* Stated goal *
Locate each line with the string "this" in the listing below and copy it.

━━━━━ Records shown ━━━━━

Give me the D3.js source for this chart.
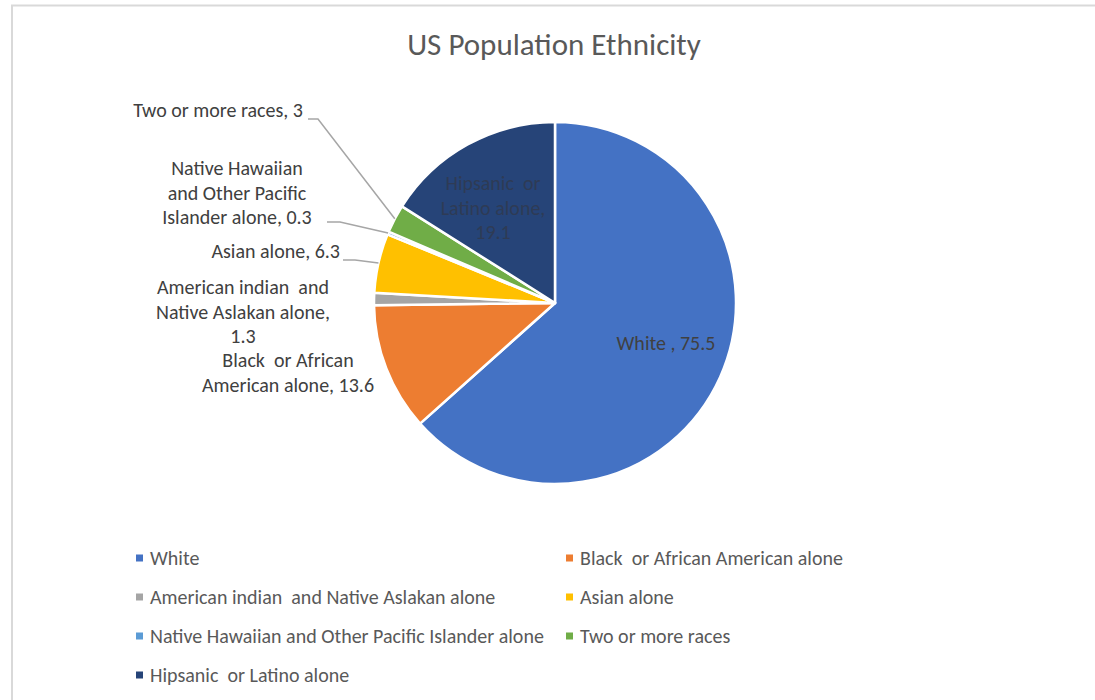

━━━━━
━━━━━ Records shown ━━━━━

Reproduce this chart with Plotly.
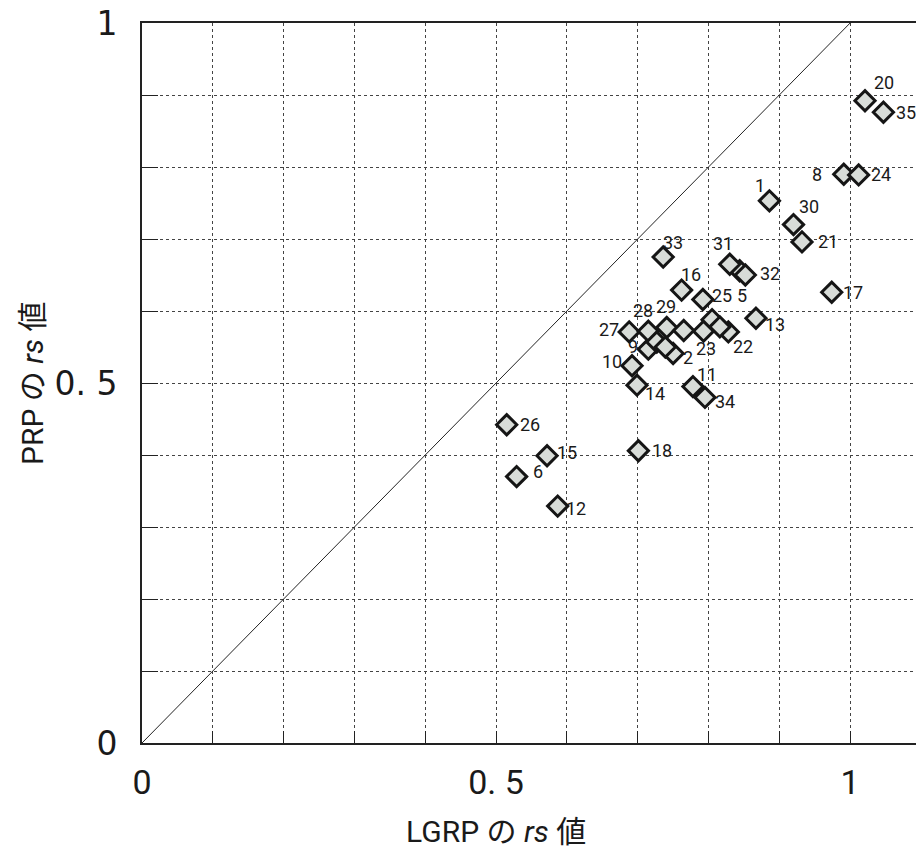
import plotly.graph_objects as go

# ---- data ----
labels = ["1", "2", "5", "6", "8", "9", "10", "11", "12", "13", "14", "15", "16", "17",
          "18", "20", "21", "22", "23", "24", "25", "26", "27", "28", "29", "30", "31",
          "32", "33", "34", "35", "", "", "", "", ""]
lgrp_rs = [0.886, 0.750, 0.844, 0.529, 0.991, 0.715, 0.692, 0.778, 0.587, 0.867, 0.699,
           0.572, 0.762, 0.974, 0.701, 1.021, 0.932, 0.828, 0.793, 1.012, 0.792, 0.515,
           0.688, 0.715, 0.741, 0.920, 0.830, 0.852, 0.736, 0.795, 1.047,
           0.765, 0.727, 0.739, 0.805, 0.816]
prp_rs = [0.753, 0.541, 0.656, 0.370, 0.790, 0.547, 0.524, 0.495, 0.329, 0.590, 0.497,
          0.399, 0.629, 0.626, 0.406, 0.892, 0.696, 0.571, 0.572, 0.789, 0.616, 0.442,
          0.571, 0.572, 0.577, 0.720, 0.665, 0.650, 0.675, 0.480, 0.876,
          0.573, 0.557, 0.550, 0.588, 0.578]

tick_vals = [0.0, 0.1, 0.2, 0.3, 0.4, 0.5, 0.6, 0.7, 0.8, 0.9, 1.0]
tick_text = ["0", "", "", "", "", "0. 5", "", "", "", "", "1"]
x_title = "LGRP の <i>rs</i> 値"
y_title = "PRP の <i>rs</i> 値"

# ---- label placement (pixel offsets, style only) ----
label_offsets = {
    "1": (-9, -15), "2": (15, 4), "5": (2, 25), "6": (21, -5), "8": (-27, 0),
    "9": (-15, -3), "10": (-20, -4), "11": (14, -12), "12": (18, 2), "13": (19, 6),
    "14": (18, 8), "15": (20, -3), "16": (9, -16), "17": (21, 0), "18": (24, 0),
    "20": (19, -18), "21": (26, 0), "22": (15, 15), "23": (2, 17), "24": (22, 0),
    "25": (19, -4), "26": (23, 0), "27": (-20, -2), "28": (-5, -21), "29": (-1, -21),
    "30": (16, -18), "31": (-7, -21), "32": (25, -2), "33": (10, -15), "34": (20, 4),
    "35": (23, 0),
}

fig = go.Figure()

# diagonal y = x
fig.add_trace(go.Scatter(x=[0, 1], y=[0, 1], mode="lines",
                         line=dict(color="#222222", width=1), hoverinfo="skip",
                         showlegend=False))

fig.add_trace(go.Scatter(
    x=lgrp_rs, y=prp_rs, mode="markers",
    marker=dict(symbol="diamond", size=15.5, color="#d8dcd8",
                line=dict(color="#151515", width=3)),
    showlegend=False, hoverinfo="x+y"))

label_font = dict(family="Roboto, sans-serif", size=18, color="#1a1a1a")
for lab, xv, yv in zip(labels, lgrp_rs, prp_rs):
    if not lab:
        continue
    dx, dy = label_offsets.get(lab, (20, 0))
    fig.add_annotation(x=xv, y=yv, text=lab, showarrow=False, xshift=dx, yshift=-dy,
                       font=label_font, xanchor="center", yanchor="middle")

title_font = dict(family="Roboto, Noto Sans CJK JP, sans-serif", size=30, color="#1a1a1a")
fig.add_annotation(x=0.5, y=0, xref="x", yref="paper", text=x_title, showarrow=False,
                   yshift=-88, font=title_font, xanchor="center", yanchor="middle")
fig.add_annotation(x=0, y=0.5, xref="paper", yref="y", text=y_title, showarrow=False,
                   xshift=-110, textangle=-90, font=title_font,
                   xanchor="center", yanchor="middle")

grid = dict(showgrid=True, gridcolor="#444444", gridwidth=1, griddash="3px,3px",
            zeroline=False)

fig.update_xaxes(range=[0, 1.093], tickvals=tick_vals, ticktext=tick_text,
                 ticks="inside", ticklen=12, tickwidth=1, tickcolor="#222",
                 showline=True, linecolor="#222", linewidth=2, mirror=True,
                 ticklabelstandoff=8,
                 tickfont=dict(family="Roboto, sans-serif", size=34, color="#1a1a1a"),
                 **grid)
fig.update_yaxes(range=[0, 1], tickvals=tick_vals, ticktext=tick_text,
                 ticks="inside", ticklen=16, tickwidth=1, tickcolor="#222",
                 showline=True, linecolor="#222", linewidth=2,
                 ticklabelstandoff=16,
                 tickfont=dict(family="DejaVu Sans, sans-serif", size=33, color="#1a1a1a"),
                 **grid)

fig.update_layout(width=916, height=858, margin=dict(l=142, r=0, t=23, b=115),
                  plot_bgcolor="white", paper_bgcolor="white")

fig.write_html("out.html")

━━━━━
━━━━━ Records shown ━━━━━

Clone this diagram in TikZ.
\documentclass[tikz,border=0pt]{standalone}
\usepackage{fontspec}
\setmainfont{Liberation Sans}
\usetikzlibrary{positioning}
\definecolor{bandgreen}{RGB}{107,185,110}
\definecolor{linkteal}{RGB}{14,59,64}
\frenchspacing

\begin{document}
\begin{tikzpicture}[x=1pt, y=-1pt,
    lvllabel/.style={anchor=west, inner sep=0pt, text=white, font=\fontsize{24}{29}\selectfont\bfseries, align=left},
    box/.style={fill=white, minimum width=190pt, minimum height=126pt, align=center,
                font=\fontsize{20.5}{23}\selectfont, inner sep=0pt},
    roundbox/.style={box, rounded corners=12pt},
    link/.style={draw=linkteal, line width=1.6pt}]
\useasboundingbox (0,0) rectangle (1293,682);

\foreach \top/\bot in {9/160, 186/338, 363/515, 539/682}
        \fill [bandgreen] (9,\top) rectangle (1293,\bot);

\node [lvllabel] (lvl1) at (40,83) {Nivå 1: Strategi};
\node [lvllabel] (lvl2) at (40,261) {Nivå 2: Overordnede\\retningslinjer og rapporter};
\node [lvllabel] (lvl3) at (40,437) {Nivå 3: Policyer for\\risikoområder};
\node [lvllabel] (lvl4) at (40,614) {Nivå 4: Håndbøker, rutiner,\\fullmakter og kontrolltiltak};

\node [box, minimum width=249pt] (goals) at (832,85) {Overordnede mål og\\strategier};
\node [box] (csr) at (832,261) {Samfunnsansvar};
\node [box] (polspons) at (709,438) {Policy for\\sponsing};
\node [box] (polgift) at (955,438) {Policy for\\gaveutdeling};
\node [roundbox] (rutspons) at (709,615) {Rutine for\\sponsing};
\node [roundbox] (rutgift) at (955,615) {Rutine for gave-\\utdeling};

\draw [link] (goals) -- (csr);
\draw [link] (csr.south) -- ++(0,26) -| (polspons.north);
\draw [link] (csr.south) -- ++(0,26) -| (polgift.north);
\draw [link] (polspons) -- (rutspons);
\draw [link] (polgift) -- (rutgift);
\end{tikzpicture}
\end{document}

━━━━━

* Correct result *
Give me the D3.js source for this chart.
Reproduce this chart with Plotly.
Clone this diagram in TikZ.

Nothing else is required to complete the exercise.